(WRITTEN TASK):
In the entries below, repeat only the lines between those holding "Generate a web" and "4, 5, 6, 7, 8];", inclusive. Leave pictures out.

(MATERIAL):

# # # # #

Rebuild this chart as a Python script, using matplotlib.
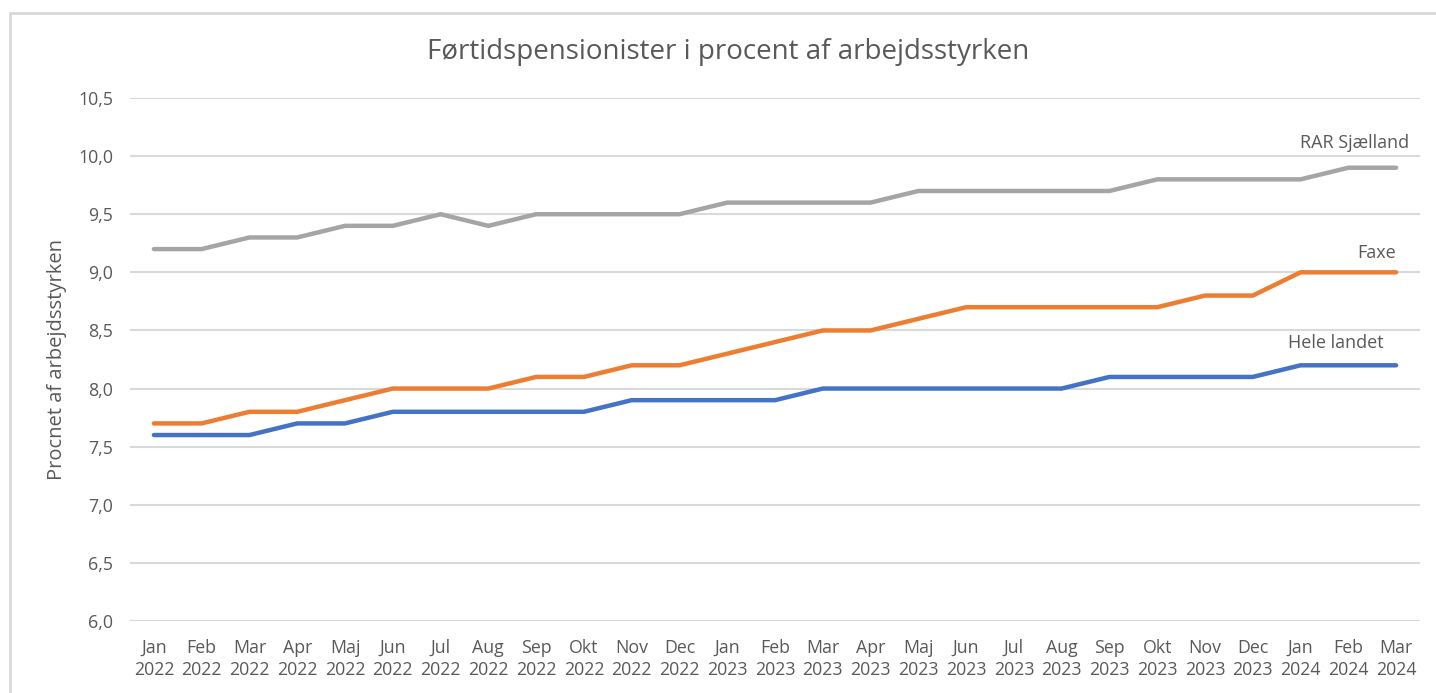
import matplotlib
matplotlib.use("Agg")
import matplotlib.pyplot as plt
from matplotlib.ticker import FuncFormatter, MultipleLocator
from matplotlib.patches import Rectangle

plt.rcParams['font.family'] = ['Open Sans', 'DejaVu Sans']

months = ["Jan", "Feb", "Mar", "Apr", "Maj", "Jun", "Jul", "Aug", "Sep", "Okt", "Nov", "Dec",
          "Jan", "Feb", "Mar", "Apr", "Maj", "Jun", "Jul", "Aug", "Sep", "Okt", "Nov", "Dec",
          "Jan", "Feb", "Mar"]
years = ["2022"] * 12 + ["2023"] * 12 + ["2024"] * 3
categories = [f"{m}\n{y}" for m, y in zip(months, years)]

rar_sjaelland = [9.2, 9.2, 9.3, 9.3, 9.4, 9.4, 9.5, 9.4, 9.5, 9.5, 9.5, 9.5,
                 9.6, 9.6, 9.6, 9.6, 9.7, 9.7, 9.7, 9.7, 9.7, 9.8, 9.8, 9.8,
                 9.8, 9.9, 9.9]
faxe = [7.7, 7.7, 7.8, 7.8, 7.9, 8.0, 8.0, 8.0, 8.1, 8.1, 8.2, 8.2,
        8.3, 8.4, 8.5, 8.5, 8.6, 8.7, 8.7, 8.7, 8.7, 8.7, 8.8, 8.8,
        9.0, 9.0, 9.0]
hele_landet = [7.6, 7.6, 7.6, 7.7, 7.7, 7.8, 7.8, 7.8, 7.8, 7.8, 7.9, 7.9,
               7.9, 7.9, 8.0, 8.0, 8.0, 8.0, 8.0, 8.0, 8.1, 8.1, 8.1, 8.1,
               8.2, 8.2, 8.2]

series_names = ["RAR Sjælland", "Faxe", "Hele landet"]
colors = ["#A5A5A5", "#ED7D31", "#4472C4"]
text_color = "#595959"
grid_color = "#D9D9D9"

fig = plt.figure(figsize=(14.36, 6.93), dpi=100)
fig.patches.append(Rectangle((10 / 1436, -0.1), 1.2, 1 - 13 / 693 + 0.1,
                             transform=fig.transFigure, fill=False,
                             edgecolor="#D9D9D9", linewidth=2))
ax = fig.add_axes([130 / 1436, 1 - 621 / 693, (1420 - 130) / 1436, (621 - 98) / 693])

x = list(range(len(categories)))
for vals, c in zip([rar_sjaelland, faxe, hele_landet], colors):
    ax.plot(x, vals, color=c, linewidth=3.2, solid_capstyle="round", zorder=3)

ax.set_xlim(-0.5, len(categories) - 0.5)
ax.set_ylim(6.0, 10.5)
ax.yaxis.set_major_locator(MultipleLocator(0.5))
ax.yaxis.set_major_formatter(FuncFormatter(lambda v, p: f"{v:.1f}".replace(".", ",")))
ax.set_xticks(x)
ax.set_xticklabels(categories, linespacing=1.3)
ax.grid(axis="y", color=grid_color, linewidth=1.5)
ax.set_axisbelow(True)
for s in ["top", "right", "left", "bottom"]:
    ax.spines[s].set_visible(False)
ax.tick_params(axis="both", length=0, colors=text_color, labelsize=12.8)
ax.tick_params(axis="y", pad=12)
ax.tick_params(axis="x", pad=13)
ax.set_ylabel("Procnet af arbejdsstyrken", color=text_color, fontsize=14.5, labelpad=8)

label_pos = [(26.27, 10.11), (26.0, 9.17), (25.73, 8.39)]
for name, (lx, ly) in zip(series_names, label_pos):
    ax.text(lx, ly, name, ha="right", va="center", color=text_color, fontsize=13)

fig.text((426 + 1030) / 2 / 1436, 1 - 52 / 693, "Førtidspensionister i procent af arbejdsstyrken",
         ha="center", va="center", color=text_color, fontsize=20)

fig.savefig("out.png", dpi=100, facecolor="white")
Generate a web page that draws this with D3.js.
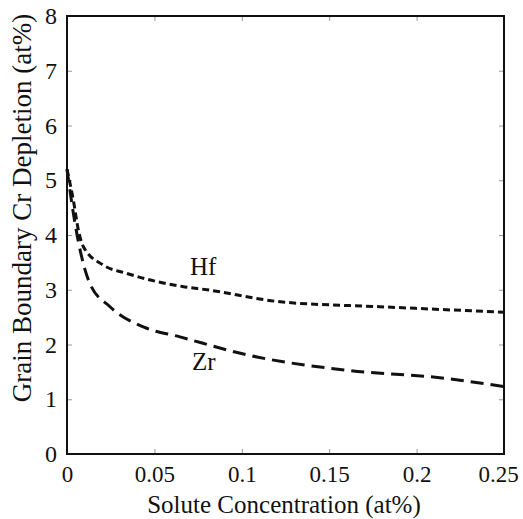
<!DOCTYPE html>
<html lang="en">
<head>
  <meta charset="UTF-8">
  <title>Grain Boundary Cr Depletion</title>
  <script src="https://d3js.org/d3.v7.min.js"></script>
  <style>
    body { margin: 0; background: #fff; }
    .tick line { stroke: #999; }
  </style>
</head>
<body>
  <script>
    // values
    const hfX = [0, 0.0036, 0.0065, 0.0093, 0.0208, 0.034, 0.066, 0.08, 0.122, 0.179, 0.25];
    const hfY = [5.2, 4.64, 4.09, 3.79, 3.45, 3.30, 3.06, 3.0, 2.78, 2.69, 2.59];
    const zrX = [0, 0.0046, 0.0084, 0.013, 0.0246, 0.0437, 0.0646, 0.103, 0.16, 0.217, 0.25];
    const zrY = [5.2, 4.21, 3.60, 3.12, 2.69, 2.32, 2.14, 1.81, 1.53, 1.38, 1.23];
    const xTicks = [0, 0.05, 0.1, 0.15, 0.2, 0.25];
    const yTicks = [0, 1, 2, 3, 4, 5, 6, 7, 8];

    const serif = "'Liberation Serif', 'Times New Roman', serif";
    const W = 523, H = 519;
    const margin = {top: 16, right: 19, bottom: 65, left: 67};
    const width = W - margin.left - margin.right;
    const height = H - margin.top - margin.bottom;

    const x = d3.scaleLinear().domain([0, 0.25]).range([0, width]);
    const y = d3.scaleLinear().domain([0, 8]).range([height, 0]);

    const svg = d3.select("body").append("svg")
      .attr("width", W).attr("height", H);
    const g = svg.append("g")
      .attr("transform", "translate(" + margin.left + "," + margin.top + ")");

    // inward ticks on all four sides
    const fmt = d => d === 0 ? "0" : String(d);
    g.append("g").attr("transform", "translate(0," + height + ")")
      .call(d3.axisBottom(x).tickValues(xTicks).tickSizeInner(-5).tickSizeOuter(0).tickPadding(12).tickFormat(fmt))
      .attr("font-family", serif)
      .call(a => a.select(".domain").remove())
      .call(a => a.selectAll("text").attr("font-size", 23).attr("fill", "#111"))
      .call(a => a.selectAll(".tick:last-of-type text").attr("dx", -6));
    g.append("g")
      .call(d3.axisTop(x).tickValues(xTicks).tickSizeInner(-5).tickSizeOuter(0).tickFormat(""))
      .call(a => a.select(".domain").remove());
    g.append("g")
      .call(d3.axisLeft(y).tickValues(yTicks).tickSizeInner(-5).tickSizeOuter(0).tickPadding(10))
      .attr("font-family", serif)
      .call(a => a.select(".domain").remove())
      .call(a => a.selectAll("text").attr("font-size", 24).attr("fill", "#111"));
    g.append("g").attr("transform", "translate(" + width + ",0)")
      .call(d3.axisRight(y).tickValues(yTicks).tickSizeInner(-5).tickSizeOuter(0).tickFormat(""))
      .call(a => a.select(".domain").remove());

    g.append("rect")
      .attr("width", width).attr("height", height)
      .attr("fill", "none").attr("stroke", "#111").attr("stroke-width", 2);

    const line = d3.line()
      .x(d => x(d[0])).y(d => y(d[1]))
      .curve(d3.curveMonotoneX);

    g.append("path")
      .datum(d3.zip(hfX, hfY))
      .attr("d", line)
      .attr("fill", "none").attr("stroke", "#111")
      .attr("stroke-width", 3).attr("stroke-dasharray", "7,4");

    g.append("path")
      .datum(d3.zip(zrX, zrY))
      .attr("d", line)
      .attr("fill", "none").attr("stroke", "#111")
      .attr("stroke-width", 3).attr("stroke-dasharray", "13,7");

    // series labels
    g.append("text").attr("x", x(0.0704)).attr("y", y(3.27))
      .attr("font-family", serif).attr("fill", "#111")
      .attr("font-size", 25).text("Hf");
    g.append("text").attr("x", x(0.0715)).attr("y", y(1.53))
      .attr("font-family", serif).attr("fill", "#111")
      .attr("font-size", 25).text("Zr");

    // axis titles
    svg.append("text")
      .attr("x", 284).attr("y", 513)
      .attr("font-family", serif).attr("fill", "#111")
      .attr("text-anchor", "middle").attr("font-size", 25)
      .text("Solute Concentration (at%)");
    svg.append("text")
      .attr("transform", "translate(31,208) rotate(-90)")
      .attr("font-family", serif).attr("fill", "#111")
      .attr("text-anchor", "middle").attr("font-size", 27)
      .text("Grain Boundary Cr Depletion (at%)");
  </script>
</body>
</html>
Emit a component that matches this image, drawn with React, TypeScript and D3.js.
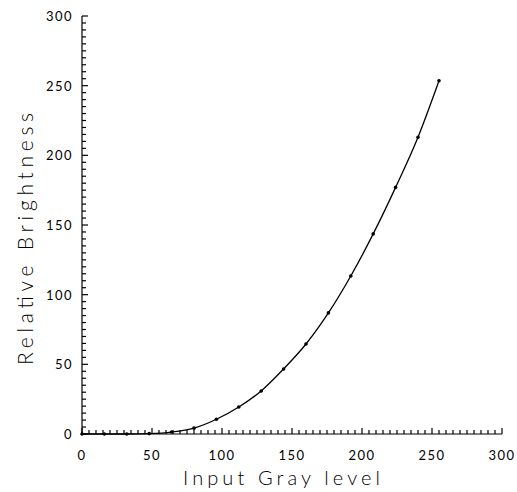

# # # # #

(EXERCISE RESULT):
Generate a web page that draws this with D3.js.
<!DOCTYPE html>
<html lang="en">
<head>
  <meta charset="UTF-8">
  <title>Grain Boundary Cr Depletion</title>
  <script src="https://d3js.org/d3.v7.min.js"></script>
  <style>
    body { margin: 0; background: #fff; }
    .tick line { stroke: #999; }
  </style>
</head>
<body>
  <script>
    // values
    const hfX = [0, 0.0036, 0.0065, 0.0093, 0.0208, 0.034, 0.066, 0.08, 0.122, 0.179, 0.25];
    const hfY = [5.2, 4.64, 4.09, 3.79, 3.45, 3.30, 3.06, 3.0, 2.78, 2.69, 2.59];
    const zrX = [0, 0.0046, 0.0084, 0.013, 0.0246, 0.0437, 0.0646, 0.103, 0.16, 0.217, 0.25];
    const zrY = [5.2, 4.21, 3.60, 3.12, 2.69, 2.32, 2.14, 1.81, 1.53, 1.38, 1.23];
    const xTicks = [0, 0.05, 0.1, 0.15, 0.2, 0.25];
    const yTicks = [0, 1, 2, 3, 4, 5, 6, 7, 8];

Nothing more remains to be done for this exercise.